If Mr. Conant had advocated less education in this country--fewer students in schools of all levels and kinds, or the expenditure of less money on teaching for any and all purposes--the Union might have been justified in its accusation that he has suggested "a ploughing under of human brains." But he did no such thing; and his leadership in the Harvard plan for the wider study of American History, in the establishment of the National Scholarships, and in the development of two new professional schools within the University is sufficient evidence that he is not "thinking in terms of a static society." There is nothing in President Conant's record which lends color to the imputation that he is in sympathy with any Nazi or Fascist policy whereby "an uneducated people can be submerged or exploited." On the contrary as the Union admits, Mr. Conant "has on various occasions been a spokesman for (the) liberal tradition" which "Harvard has long fostered". . .
As I read what Mr. Conant has written, not only in this Report but in other publications, he has been a consistent advocate o democratic procedures in education. He does not seem to me to favor curtailment of educational opportunity as a means toward more satisfactory personal living or more effective citizenship; but he does favor the full and impartial use of the schools as an agency of vocational selection. He seems to me to have indicated in his statements that he favors more education in general and more varied education at all levels for the better meeting of more varied human needs.
The Union says it does not "want young people going to college only to find themselves in an economic trap--with no jobs when they graduate." That would appear to be just what Mr. Conant does not want, and what he is afraid of. The Union, however, goes on to say, "But unemployment is not the result of the education." Mr. conant might well reply that it is often the result of the wrong kind of education. Can the Union possibly suppose that its own urging ". . . that the fundamental problem be faced . . ." is met by ignoring economic need in the actual situation we must all meet? No serious student of the problem would suggest that the best contribution education can make to the betterment of our economic life is simply to educate more students for longer periods in the same way.
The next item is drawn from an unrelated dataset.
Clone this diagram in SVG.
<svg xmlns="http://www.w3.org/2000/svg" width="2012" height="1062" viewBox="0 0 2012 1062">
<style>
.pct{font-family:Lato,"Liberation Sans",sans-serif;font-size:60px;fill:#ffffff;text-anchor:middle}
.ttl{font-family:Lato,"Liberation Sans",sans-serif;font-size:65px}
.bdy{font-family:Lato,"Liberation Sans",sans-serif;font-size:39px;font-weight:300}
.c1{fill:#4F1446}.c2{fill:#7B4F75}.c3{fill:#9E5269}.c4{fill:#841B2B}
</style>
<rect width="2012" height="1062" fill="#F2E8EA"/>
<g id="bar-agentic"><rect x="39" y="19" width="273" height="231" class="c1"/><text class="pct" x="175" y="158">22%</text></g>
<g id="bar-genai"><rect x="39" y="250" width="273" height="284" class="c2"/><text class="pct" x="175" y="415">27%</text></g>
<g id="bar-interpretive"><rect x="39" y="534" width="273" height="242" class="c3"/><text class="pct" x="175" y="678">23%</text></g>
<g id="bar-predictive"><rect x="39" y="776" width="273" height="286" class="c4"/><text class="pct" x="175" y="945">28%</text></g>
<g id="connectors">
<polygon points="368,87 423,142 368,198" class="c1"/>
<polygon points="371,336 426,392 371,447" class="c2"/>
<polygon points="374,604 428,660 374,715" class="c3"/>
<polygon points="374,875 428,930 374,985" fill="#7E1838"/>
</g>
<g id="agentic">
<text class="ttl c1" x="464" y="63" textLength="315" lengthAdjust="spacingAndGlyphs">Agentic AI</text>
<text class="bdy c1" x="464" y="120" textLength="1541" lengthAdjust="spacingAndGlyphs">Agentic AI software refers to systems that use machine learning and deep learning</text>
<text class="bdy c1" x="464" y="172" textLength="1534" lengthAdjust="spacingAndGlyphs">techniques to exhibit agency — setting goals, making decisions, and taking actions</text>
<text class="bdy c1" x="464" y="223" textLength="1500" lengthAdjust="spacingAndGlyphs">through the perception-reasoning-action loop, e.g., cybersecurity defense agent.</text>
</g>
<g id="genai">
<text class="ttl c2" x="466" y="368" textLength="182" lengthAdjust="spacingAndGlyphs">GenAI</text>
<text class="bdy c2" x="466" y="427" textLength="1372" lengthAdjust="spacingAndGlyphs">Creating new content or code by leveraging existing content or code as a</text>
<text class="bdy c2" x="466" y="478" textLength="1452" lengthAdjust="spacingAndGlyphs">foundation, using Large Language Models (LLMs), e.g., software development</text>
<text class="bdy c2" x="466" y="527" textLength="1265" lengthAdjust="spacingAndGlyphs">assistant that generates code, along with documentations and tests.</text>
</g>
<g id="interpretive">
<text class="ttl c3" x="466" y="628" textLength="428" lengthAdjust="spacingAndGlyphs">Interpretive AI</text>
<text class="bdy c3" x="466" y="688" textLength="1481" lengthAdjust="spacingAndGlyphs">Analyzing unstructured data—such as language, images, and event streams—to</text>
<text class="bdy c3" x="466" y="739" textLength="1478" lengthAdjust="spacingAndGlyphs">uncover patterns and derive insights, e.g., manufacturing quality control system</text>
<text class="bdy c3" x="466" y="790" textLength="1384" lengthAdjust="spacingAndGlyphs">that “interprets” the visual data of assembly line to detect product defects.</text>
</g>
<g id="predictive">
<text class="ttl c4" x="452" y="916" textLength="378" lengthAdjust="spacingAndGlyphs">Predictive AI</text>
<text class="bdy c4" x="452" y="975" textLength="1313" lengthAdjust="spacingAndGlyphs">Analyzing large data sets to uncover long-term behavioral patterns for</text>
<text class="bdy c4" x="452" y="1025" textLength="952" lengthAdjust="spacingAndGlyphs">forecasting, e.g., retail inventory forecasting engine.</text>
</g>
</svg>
That road leads to a lowering of standards, injustice to the individual, and a radical maladjustment of schooling to all the needs of the nation. . . . The "fundamental problem" seems to me to require the abandonment of an educational policy under which one road has remained the only open road, in the sense of being the only "respectable" road, while the economic motive has been concealed beneath sentimental pleas for equality of opportunity. . . . Yours sincerely, Henry W. Holmes '03. Dean of the Graduate School of Education.